The Jakarta Post
The development of the East Natuna gas block on northern Natuna Island, off Sumatra, may take longer than expected as state-owned company Pertamina, the operator of the gas block, is still working on several issues with its partners.
Pertamina upstream director Syamsu Alam said the company was currently trying to finish drawing up the principal of agreement (PoA) with other contractors working on the block.
Because they need more time for negotiations, they plan to request an extension of the deadline for the PoA, which currently falls on Dec. 10.
'We and our partners will propose a two-year extension of the PoA period,' Syamsu said.
The PoA for the East Natuna field, formerly known as the Natuna D-Alpha block, is seen as an important stage prior to the signing of a production sharing contract (PSC). The PoA was originally signed in 2011, the same year when the PSC for East Natuna was expected to be concluded. However, no progress has been reported to date.
'The issues are very complicated. If the question is whether we are committed, yes we are committed [to developing the block] because this is also aimed at looking after our [territorial] boundaries,' Syamsu said, referring to the East Natuna block, which is one of the country's outermost posts in the South
Even if Pertamina and its partners were granted an extension of the PoA deadline, the block has been tentatively scheduled to start production at the soonest in 2030, he added.
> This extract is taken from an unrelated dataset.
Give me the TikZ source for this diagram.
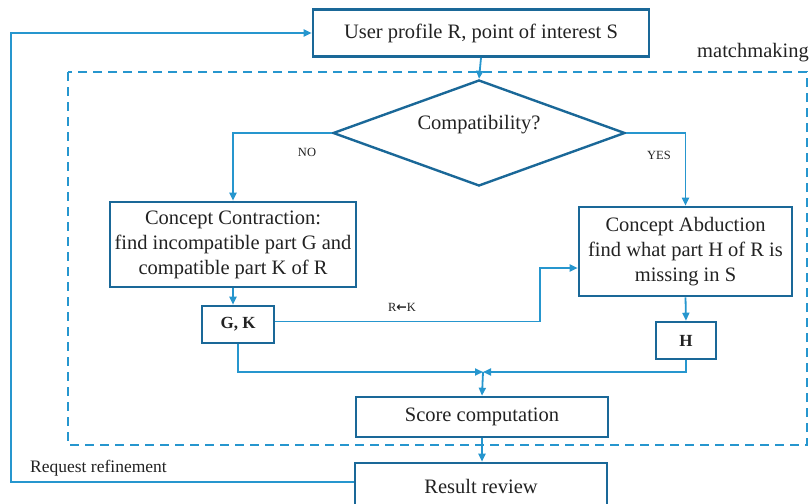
\documentclass[tikz,border=0pt]{standalone}
\usepackage{fontspec}
\setmainfont{Liberation Serif}
\newfontfamily\arrowfont{DejaVu Sans}
\usepackage{tikz}
\usepackage{xcolor}
\usetikzlibrary{shapes.geometric, arrows.meta, positioning, calc}
\definecolor{cBox}{RGB}{26,104,152}
\definecolor{cLine}{RGB}{38,150,206}
\definecolor{cText}{RGB}{34,34,34}
\tikzset{
	procbox/.style  ={rectangle, draw=cBox, line width=2.6pt, inner sep=0pt, align=center, text=cText},
	decision/.style ={diamond, draw=cBox, line width=2.4pt, inner sep=0pt, aspect=2.75, text=cText, text depth=22pt},
	resbox/.style   ={procbox, font=\fontsize{17}{20}\selectfont\bfseries},
	flowline/.style ={cLine, line width=1.8pt},
	flowarrow/.style={flowline, -{Triangle[length=8pt, width=7pt]}},
	frame/.style    ={cLine, line width=2.2pt, dash pattern=on 9pt off 6pt},
	smalllbl/.style ={text=cText, font=\fontsize{12.5}{14}\selectfont, inner sep=0pt},
}

\begin{document}
\begin{tikzpicture}[x=1pt, y=-1pt, font=\fontsize{20.5}{25}\selectfont]
	\useasboundingbox (0,0) rectangle (810,503);
	% dashed matchmaking frame
	\draw[frame] (68,72) rectangle (807,445);
	\node[text=cText, anchor=base east, inner sep=0pt] (mmlbl) at (809,57) {matchmaking};
	% boxes
	\node[procbox, minimum width=336pt, minimum height=47pt] (user) at (481,33) {User profile R, point of interest S};
	\node[decision, minimum width=292pt, minimum height=106pt] (compat) at (479,133) {Compatibility?};
	\node[procbox, minimum width=246pt, minimum height=85pt] (contr) at (233,244.5)
		{Concept Contraction:\\find incompatible part G and\\compatible part K of R};
	\node[procbox, minimum width=213pt, minimum height=89pt] (abd) at (685.5,251.5)
		{Concept Abduction\\find what part H of R is\\missing in S};
	\node[resbox, minimum width=72pt, minimum height=37pt] (gk) at (238,324.5) {G, K};
	\node[resbox, minimum width=60pt, minimum height=37pt] (h) at (686,340.5) {H};
	\node[procbox, minimum width=252pt, minimum height=40pt] (score) at (482,417) {Score computation};
	\node[procbox, minimum width=252pt, minimum height=46pt] (result) at (481,486) {Result review};
	% helper points
	\coordinate (bend) at (540,268);
	\coordinate (merge) at (483,372);
	\coordinate (loop) at (11,33);
	% connectors
	\draw[flowarrow] (user.south) -- (compat.north);
	\draw[flowarrow] (compat.west) -| (contr.north);
	\draw[flowarrow] (compat.east) -| (abd.north);
	\node[smalllbl] (nolbl) at (307,152) {NO};
	\node[smalllbl] (yeslbl) at (659,155) {YES};
	\draw[flowarrow] (contr.south) -- (contr.south |- gk.north);
	\draw[flowarrow] (abd.south) -- (h.north);
	\draw[flowarrow] ([yshift=3pt]gk.east) -| (bend) -- (bend -| abd.west);
	\node[smalllbl] (rklbl) at (402,307) {R{\arrowfont\bfseries ←}K};
	\draw[flowarrow] (gk.south) |- (merge);
	\draw[flowarrow] (h.south) |- (merge);
	\draw[flowarrow] (merge) -- (score.north);
	\draw[flowarrow] (score.south) -- (score.south |- result.north);
	\draw[flowarrow] ([yshift=4pt]result.west) -| (loop) -- (user.west);
	\node[text=cText, anchor=base west, inner sep=0pt, font=\fontsize{17.5}{20}\selectfont] (reflbl) at (30,472) {Request refinement};
\end{tikzpicture}
\end{document}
Along with Pertamina, the oil and gas companies involved in the project are US-based ExxonMobil, France's Total SA and Thailand's PTT Exploration and Production (PTT EP).
The East Natuna block has total proven reserves of 46 trillion cubic feet (tcf), making it the largest gas reserve in Asia. However, the gas field has a high carbon dioxide ( CO2 ) level of around 71 percent, which makes development of the block in need of high-end technology and huge investments. As reported earlier, the block needs from US$20 billion to $40 billion in investments.
The project is seen as facing more challenges because of the current weak oil prices.
The Energy and Mineral Resources Ministry's oil and gas director general, IGN Wiratmaja Puja, said the government would assess Pertamina's request and take numerous issues into account.
'East Natuna is a special block, as it has big reserves and high CO2 content. With current technology and prices, the project is not economical,' Wiratmaja said, adding that the block still has a long way to go before production.
He said that the project would only be economically developed when the price of oil reached more than $100 per barrel.
Due to an ongoing global supply glut following the success of shale oil development in the US, world oil prices are now less than half of last year's level.
The benchmark Brent crude oil was still at the $45 per barrel level on Thursday, according to figures from Bloomberg. Meanwhile, another benchmark, the West Texas Intermediate, has made no significant move from the $42 per barrel level.
Despite awaiting clarity on the East Natuna development project, Wiratmaja said that the block would likely be developed under a pipeline scheme instead of a liquefied natural gas (LNG) plant scheme.
'Pipelines will likely be more economical as the block is located near to existing an pipeline network. We can also direct the gas to West Kalimantan, where bauxite mining is in progress,' Wiratmaja said.